Copy each line of the entries beneath that contains the word "this".

• [Raw records]:
------------

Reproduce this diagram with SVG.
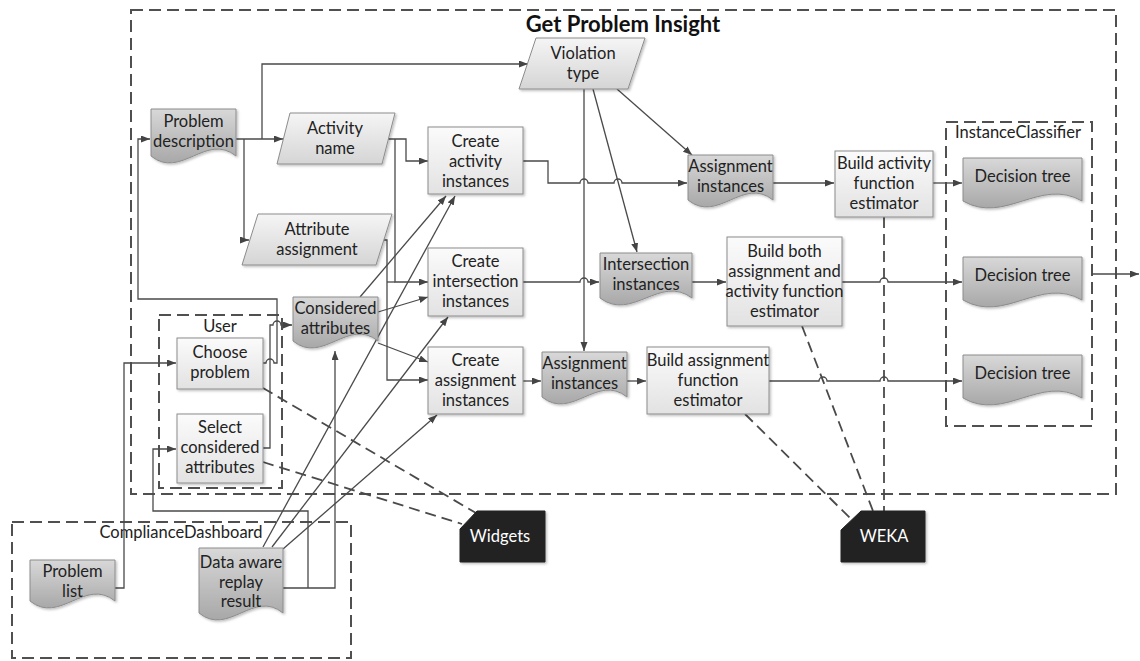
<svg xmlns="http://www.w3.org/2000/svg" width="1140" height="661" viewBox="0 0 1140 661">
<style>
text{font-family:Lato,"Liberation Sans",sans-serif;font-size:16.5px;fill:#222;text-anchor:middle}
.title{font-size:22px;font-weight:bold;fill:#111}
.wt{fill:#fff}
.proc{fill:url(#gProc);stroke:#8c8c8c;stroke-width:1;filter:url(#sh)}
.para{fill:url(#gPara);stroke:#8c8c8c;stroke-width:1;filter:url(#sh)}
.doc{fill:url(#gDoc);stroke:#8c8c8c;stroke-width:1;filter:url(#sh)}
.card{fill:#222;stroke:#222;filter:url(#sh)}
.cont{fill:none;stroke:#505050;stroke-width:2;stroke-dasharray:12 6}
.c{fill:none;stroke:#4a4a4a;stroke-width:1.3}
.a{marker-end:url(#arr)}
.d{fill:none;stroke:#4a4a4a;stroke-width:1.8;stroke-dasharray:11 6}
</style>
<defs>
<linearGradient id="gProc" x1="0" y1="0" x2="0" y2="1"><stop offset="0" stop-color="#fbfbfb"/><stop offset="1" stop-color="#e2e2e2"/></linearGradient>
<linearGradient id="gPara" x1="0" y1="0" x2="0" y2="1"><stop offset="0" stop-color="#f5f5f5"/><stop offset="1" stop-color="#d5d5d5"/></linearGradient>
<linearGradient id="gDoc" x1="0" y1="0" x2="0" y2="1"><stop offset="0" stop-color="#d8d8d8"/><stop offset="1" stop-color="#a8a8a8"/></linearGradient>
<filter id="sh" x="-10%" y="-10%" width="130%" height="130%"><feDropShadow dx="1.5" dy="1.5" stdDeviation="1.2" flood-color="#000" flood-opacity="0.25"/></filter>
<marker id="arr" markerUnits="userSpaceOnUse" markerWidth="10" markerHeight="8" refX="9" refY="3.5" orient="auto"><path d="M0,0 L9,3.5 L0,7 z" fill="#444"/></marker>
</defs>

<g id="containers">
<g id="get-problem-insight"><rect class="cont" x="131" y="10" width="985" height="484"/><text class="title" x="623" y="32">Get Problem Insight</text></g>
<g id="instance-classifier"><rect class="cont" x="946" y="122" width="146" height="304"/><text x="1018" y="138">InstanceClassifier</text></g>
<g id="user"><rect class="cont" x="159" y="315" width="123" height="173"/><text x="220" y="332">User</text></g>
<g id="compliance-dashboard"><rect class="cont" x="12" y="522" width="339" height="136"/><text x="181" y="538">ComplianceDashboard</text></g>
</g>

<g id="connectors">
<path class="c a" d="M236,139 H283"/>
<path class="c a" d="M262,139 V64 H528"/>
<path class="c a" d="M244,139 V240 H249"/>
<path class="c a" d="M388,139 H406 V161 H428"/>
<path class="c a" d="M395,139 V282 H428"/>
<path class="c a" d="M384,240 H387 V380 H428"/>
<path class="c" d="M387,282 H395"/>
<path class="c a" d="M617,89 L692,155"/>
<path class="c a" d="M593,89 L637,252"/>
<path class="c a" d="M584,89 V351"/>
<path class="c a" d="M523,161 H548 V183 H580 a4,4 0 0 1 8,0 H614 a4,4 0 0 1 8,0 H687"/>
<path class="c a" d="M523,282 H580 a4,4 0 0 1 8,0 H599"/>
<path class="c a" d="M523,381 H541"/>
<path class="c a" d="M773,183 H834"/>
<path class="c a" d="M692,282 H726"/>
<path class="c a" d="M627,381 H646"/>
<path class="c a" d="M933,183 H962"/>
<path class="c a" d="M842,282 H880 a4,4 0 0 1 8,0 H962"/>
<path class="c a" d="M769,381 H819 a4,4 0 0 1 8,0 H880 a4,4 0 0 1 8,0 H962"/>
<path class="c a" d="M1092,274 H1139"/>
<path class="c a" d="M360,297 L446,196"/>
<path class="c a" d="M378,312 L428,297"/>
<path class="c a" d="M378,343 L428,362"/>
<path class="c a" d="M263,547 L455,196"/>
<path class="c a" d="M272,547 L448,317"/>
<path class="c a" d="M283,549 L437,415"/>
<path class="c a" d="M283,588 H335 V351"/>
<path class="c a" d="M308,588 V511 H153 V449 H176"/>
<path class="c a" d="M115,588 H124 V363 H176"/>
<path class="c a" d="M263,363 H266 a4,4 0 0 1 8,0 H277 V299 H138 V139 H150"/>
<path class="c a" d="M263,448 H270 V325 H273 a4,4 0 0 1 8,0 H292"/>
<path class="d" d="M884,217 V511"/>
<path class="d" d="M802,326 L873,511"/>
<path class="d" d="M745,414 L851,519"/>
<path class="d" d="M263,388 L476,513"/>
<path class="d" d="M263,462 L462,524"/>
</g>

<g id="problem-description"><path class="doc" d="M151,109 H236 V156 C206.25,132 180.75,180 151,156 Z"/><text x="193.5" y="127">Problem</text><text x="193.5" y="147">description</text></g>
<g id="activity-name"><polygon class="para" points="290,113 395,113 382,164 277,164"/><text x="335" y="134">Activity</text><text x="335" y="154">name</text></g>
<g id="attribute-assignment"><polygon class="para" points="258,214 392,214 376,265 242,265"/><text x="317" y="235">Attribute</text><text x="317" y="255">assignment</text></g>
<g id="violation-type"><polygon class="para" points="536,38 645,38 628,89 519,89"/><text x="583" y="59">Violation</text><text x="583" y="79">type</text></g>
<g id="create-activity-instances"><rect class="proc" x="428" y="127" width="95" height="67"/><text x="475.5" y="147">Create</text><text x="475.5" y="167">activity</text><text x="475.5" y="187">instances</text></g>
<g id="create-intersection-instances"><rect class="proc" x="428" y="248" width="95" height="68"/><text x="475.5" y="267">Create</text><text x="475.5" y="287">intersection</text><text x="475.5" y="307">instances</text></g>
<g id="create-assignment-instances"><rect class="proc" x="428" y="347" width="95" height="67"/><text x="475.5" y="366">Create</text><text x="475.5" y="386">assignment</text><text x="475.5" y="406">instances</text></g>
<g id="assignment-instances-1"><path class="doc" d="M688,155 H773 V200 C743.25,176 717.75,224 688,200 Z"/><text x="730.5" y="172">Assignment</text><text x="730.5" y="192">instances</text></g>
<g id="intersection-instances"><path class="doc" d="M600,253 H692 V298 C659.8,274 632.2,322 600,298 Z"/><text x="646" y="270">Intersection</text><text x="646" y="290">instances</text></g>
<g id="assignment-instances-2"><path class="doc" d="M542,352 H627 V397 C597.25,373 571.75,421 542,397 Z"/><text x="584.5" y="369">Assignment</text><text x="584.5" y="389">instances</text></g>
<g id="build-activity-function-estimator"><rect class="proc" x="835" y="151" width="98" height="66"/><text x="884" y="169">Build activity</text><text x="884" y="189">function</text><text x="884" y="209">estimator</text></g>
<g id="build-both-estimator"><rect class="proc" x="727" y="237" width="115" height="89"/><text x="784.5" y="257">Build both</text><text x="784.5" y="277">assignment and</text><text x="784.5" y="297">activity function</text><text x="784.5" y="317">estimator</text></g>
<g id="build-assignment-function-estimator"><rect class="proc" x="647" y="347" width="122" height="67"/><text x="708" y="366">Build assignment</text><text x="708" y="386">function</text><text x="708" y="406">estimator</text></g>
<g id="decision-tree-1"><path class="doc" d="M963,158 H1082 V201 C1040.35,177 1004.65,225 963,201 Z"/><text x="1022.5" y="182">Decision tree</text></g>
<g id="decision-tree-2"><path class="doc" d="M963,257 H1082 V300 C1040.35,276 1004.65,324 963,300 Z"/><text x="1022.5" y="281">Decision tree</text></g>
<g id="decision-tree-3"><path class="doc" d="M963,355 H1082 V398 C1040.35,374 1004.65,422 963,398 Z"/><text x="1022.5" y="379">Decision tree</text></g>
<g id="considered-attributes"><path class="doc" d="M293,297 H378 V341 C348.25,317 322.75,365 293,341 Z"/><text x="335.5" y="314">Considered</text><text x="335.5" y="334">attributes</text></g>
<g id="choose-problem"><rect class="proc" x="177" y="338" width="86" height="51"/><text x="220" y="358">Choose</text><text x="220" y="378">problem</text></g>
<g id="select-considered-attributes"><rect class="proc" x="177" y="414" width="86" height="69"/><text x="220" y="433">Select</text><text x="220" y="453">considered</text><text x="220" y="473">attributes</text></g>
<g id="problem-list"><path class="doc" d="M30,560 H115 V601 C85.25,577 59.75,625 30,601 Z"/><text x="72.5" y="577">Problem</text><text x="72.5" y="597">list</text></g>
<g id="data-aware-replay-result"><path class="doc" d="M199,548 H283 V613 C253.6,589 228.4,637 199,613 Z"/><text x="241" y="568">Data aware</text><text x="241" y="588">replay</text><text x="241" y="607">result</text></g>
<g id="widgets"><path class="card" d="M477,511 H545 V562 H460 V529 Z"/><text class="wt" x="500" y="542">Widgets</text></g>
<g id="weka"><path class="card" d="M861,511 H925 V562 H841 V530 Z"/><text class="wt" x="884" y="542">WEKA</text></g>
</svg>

------------

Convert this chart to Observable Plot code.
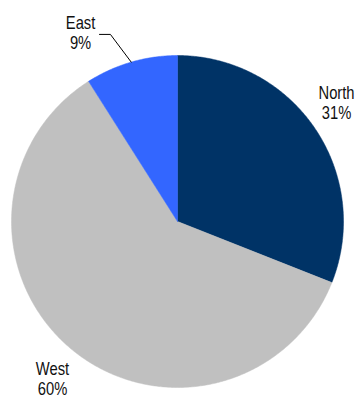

------------

• [Written response]:
Reproduce this diagram with SVG.
Convert this chart to Observable Plot code.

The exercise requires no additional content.